Florida Yards are an example. People disenchanted with the cost and upkeep of conventional yards abandon turf grass for butterfly plants, native shrubs and bunch grasses such as Purple Muhly and Fahkahatchee grass. Other neighbors are aghast and appalled, believing that it is hard to tell wildflowers from weeds and argue that they moved into a neighborhood with lawns and expect it to remain so. Some neighbors don’t care – how people tend their yards seems to be either a trivial or private matter. And some have no interest in abandoning their lawns but feel its okay if others want to.

At the heart of things, matters like Florida Yards and the switch towards native landscaping are not neighborhood issues, but neighbor issues. Reasonable people can disagree on such things and there is no real neighborhood consensus. Trying to push the neighborhood one way or the other simply exacerbates tensions as the factions escalate their efforts to affect the decision-making process. Rather than strengthening a neighborhood, such battles have the potential to weaken and polarize the neighborhood.
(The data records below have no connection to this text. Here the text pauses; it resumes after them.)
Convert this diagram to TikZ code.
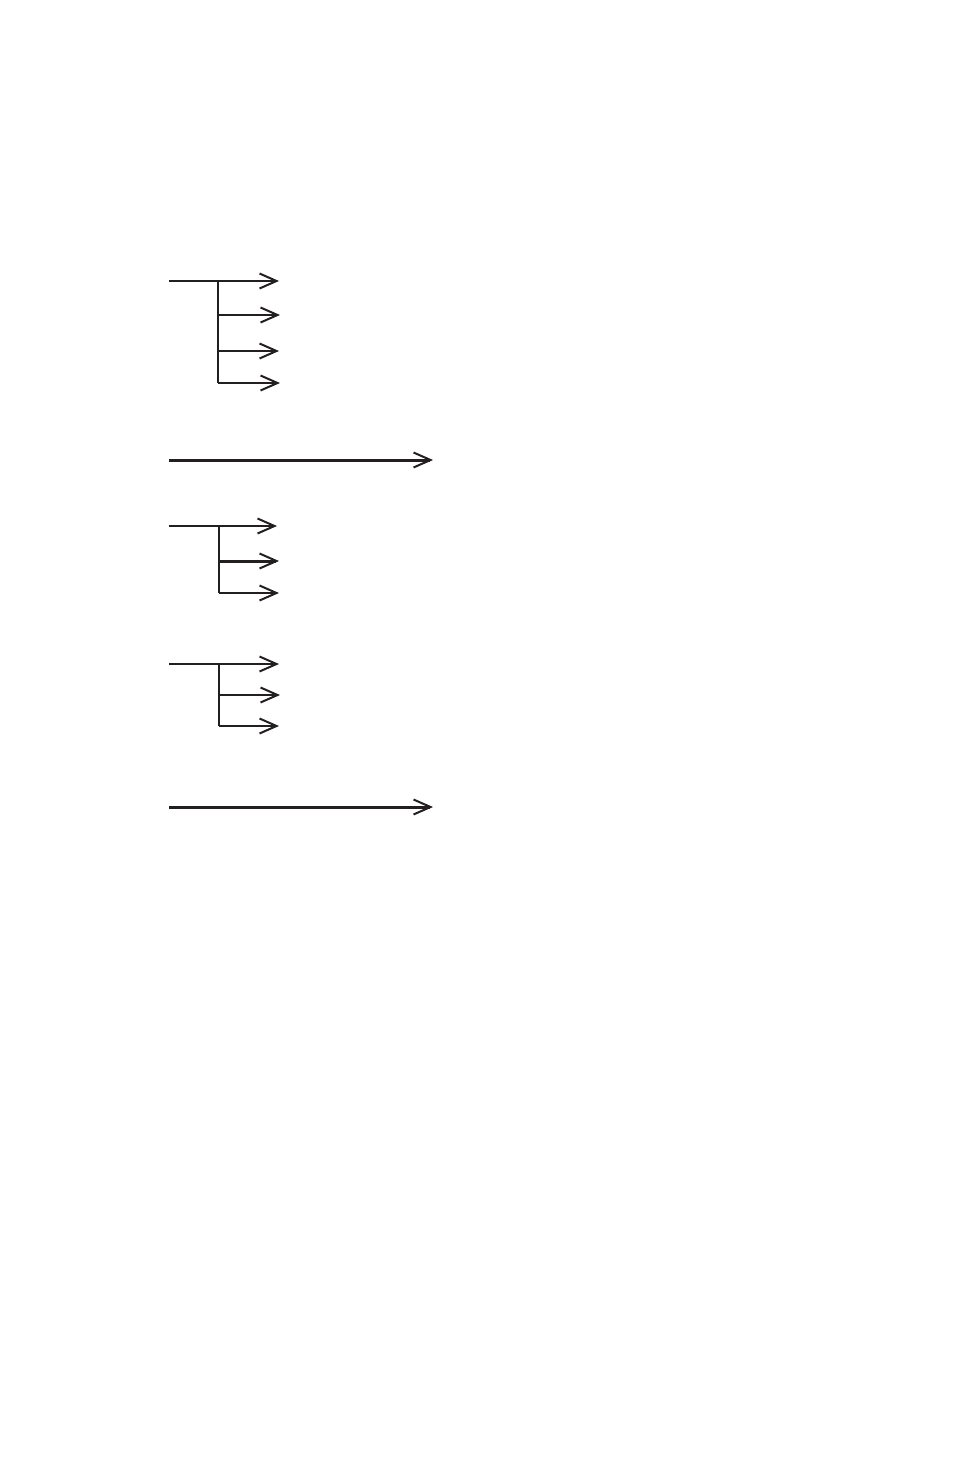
\documentclass[tikz,border=0pt]{standalone}
\usetikzlibrary{arrows.meta}
\definecolor{ink}{RGB}{35,31,32}
\tikzset{
  thin line/.style={draw=ink, line width=2pt},
  thick line/.style={draw=ink, line width=3pt},
  barb/.style={-{Straight Barb[length=17pt,width=15pt,line width=2pt]}},
}
\begin{document}
\begin{tikzpicture}[x=1pt,y=-1pt]
\useasboundingbox (0,0) rectangle (954,1474);
% group 1
\coordinate (a0) at (169,281);
\coordinate (aj) at (218,281);
\coordinate (a1) at (279,281);
\coordinate (b0) at (218,315);
\coordinate (b1) at (280,315);
\coordinate (c0) at (218,351);
\coordinate (c1) at (279,351);
\coordinate (d0) at (218,383);
\coordinate (d1) at (280,383);
\draw[thin line, barb] (a0) -- (a1);
\draw[thin line] (aj) -- (d0);
\draw[thin line, barb] (b0) -- (b1);
\draw[thin line, barb] (c0) -- (c1);
\draw[thin line, barb] (d0) -- (d1);
% long arrow 1
\coordinate (l1a) at (169,460);
\coordinate (l1b) at (433,460);
\draw[thick line, barb] (l1a) -- (l1b);
% group 2
\coordinate (e0) at (169,526);
\coordinate (ej) at (219,526);
\coordinate (e1) at (277,526);
\coordinate (f0) at (219,561);
\coordinate (f1) at (279,561);
\coordinate (g0) at (219,593);
\coordinate (g1) at (279,593);
\draw[thin line, barb] (e0) -- (e1);
\draw[thin line] (ej) -- (g0);
\draw[thick line, barb] (f0) -- (f1);
\draw[thin line, barb] (g0) -- (g1);
% group 3
\coordinate (h0) at (169,664);
\coordinate (hj) at (219,664);
\coordinate (h1) at (279,664);
\coordinate (i0) at (219,695);
\coordinate (i1) at (280,695);
\coordinate (k0) at (219,726);
\coordinate (k1) at (279,726);
\draw[thin line, barb] (h0) -- (h1);
\draw[thin line] (hj) -- (k0);
\draw[thin line, barb] (i0) -- (i1);
\draw[thin line, barb] (k0) -- (k1);
% long arrow 2
\coordinate (l2a) at (169,807);
\coordinate (l2b) at (433,807);
\draw[thick line, barb] (l2a) -- (l2b);
\end{tikzpicture}
\end{document}
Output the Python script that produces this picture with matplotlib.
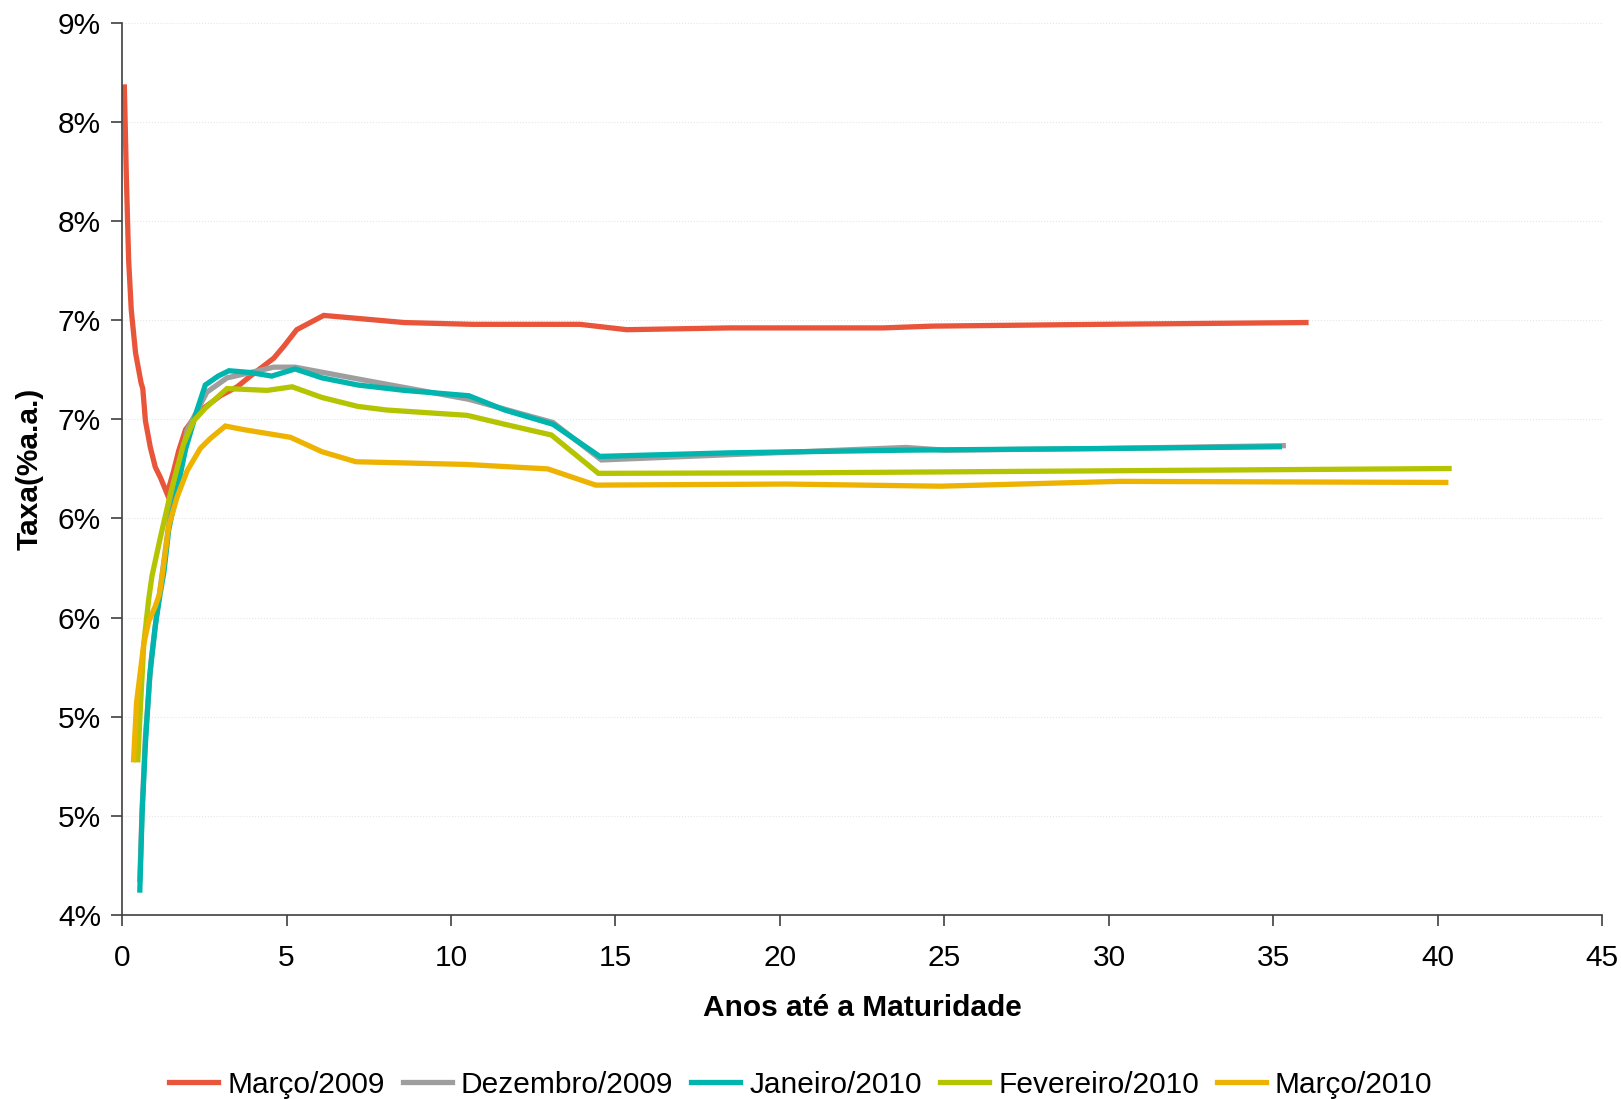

Clotheslines are another example. Some find them tacky, unsightly throwbacks to an earlier, less refined time, and perhaps a little like airing laundry in public. Proponents know they are saving energy, but more than that, they see it as a property rights issue.

Backyard Chickens: A Case in Point

At first take, the matter of backyard chickens appears to be a case of government reaching into the neighborhood to change the rules everyone agreed to live by, a perception that leads to it being perceived as clearly a neighborhood matter.

But as the discussion matures, it becomes clear that it is actually quite different and more analogous to Florida Yards than a waste transfer facility or a city-wide change in compatibility rules.

How can we tell?

a)    This is not a matter limited to one or two neighborhoods, but would affect most. Only the multi-family and mandatory homeowner associations would be unaffected. This means the proposed change is not targeting or unfairly burdening any particular neighborhood.

b)   There is no single identifiable site – no geographic locus to the matter. Any private single family lot, anywhere in the neighborhood could have chickens, or could not have chickens.

c)    While there may be a majority opinion, it is neither virtually unanimous or a consensus. Some are strongly opposed, but there are significant numbers of people that don’t care, are advocates, or who don’t want chickens themselves, but don’t mind if the neighbors have them.

d)   Backyard chickens is not a government project being rammed down the throat of a targeted community and neither is it the big outside developer or outsiders bringing in traffic or crime. Backyard chickens are being advocated by other neighbors – it is people inside the community, and owning property in the community that are arguing for the change.


As a result, unpredicted things happen. Neighborhood leaders that initially approach the backyard chicken proposition as an external threat come to find that not everyone agrees with them. The solidarity that comes with fighting a big government project or a big private project is lacking. 

In fact, it turns out that neighborhood board members are often split on the matter, reflecting the differing perspectives within the neighborhood.  And that is exactly what has happened – neighborhoods that were presumed to be 100% against chickens have been revealed to be either divided or indifferent.

When individual neighbors are not in strong, nearly unanimous, agreement attempting to characterize the neighborhood as against (or for!) brings significant risk of weakening neighborhood organization. 

This is why CLUCK has never asked a neighborhood board to endorse backyard chickens – we realize that reasonable neighbors can disagree, that some people are opposed, and that pushing for a vote in such situations is a neighborhood-weakening endeavor.